Avec Chinatown qui avait des belles chansons en français, mais c’était pas de la variété, je me suis dit « Ah ouais, ça se fait de chanter en français pis que ce soit cool et que ça s’adresse aux jeunes » alors qu’en France, c’était vraiment catégorisé musique à grand-mère. Et donc, ça m’a décomplexé sur la chanson française, c’est clair et pis d’ailleurs, ça m’a influencé aussi dans Lisbon Lux parce que c’est comme ça après que je me suis intéressé à Le Couleur, à Paupière, à Bronswick – à des groupes locaux qui chantent en français et qui font un peu de la musique alternative. Donc, oui, c’est sûr qu’il y a une marque. Après, musicalement, je pense que aujourd’hui, c’est surtout Félix qui continue et les autres membres sont partis dans d’autres domaines. Je crois pas qu’on s’influence encore aujourd’hui, mais par contre, moi, c’est vrai que mon aventure avec Chinatown a eu beaucoup d’impact sur ma vie québécoise parce que c’est là que j’ai découvert l’industrie de la musique québécoise, c’est là que j’ai lancé mon label avec des contacts que je m’étais faits grâce à Chinatown.
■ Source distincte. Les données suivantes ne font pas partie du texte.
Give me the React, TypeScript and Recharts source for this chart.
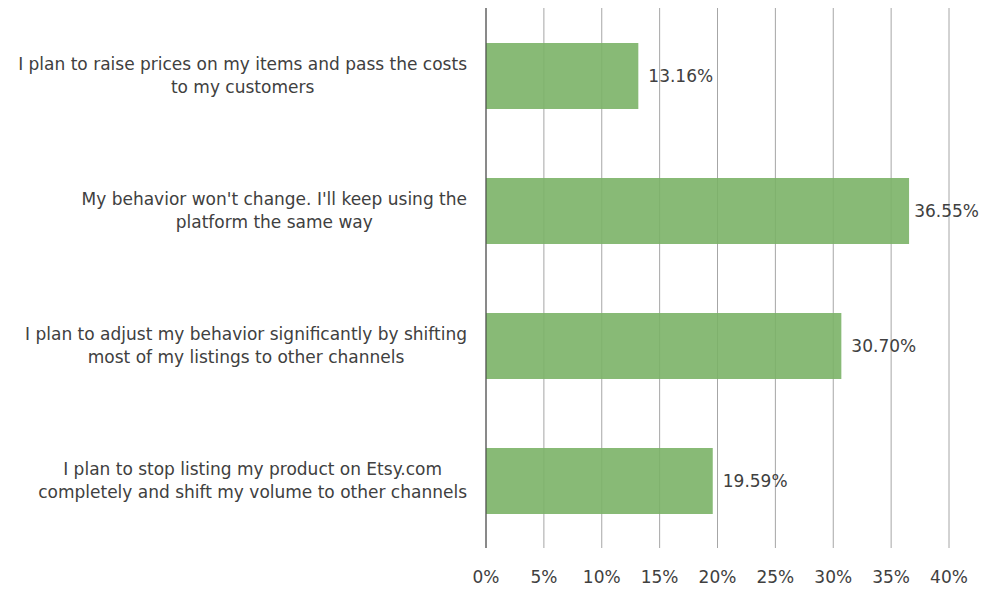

Ça a été quand même une rampe de lancement pour ma vie d’après quoi.
Oui, c’est le moins qu’on puisse dire. Moi je suis arrivé ici avec un sac à dos et une guitare et je connaissais deux personnes. Aujourd’hui, j’ai du staff, je gère une maison de disque. C’est cool, le bilan après 15 ans. En fait, moi la ville m’a adopté et j’ai adopté la ville. Tout ce qui m’est arrivé ici musicalement a été des belles expériences et je me permets des trucs. Ce disque, c’est un peu un défi à moi-même : est-ce que je suis capable d’aller en studio avec un pianiste solo pis de chanter. Je suis content du résultat et si ça trouve des fans, je serais ravi!
Se définissant comme cinéaste de la musique, Julien Manaud est à la fois compositeur, musicien interprète, mais aussi technicien de son, producteur, éditeur, gérant. En 2007, il s’est fait connaître comme guitariste dans le groupe Chinatown. Il a poursuivi sa carrière de compositeur de musique notamment pour la publicité, les jeux vidéo et les émissions à la télévision.
Souhaitant revenir à la source de sa carrière, Julien Manaud se remet à la création d’albums. En 2019, il sort notamment son premier EP de reprises Adaptation volume 1 (dans lequel il reprend des pièces des artistes Le Couleur, Das Mörtal, Paupière et Bronswick). Il prévoit la sortie de son second album Adaptation volume 2 pour 2021.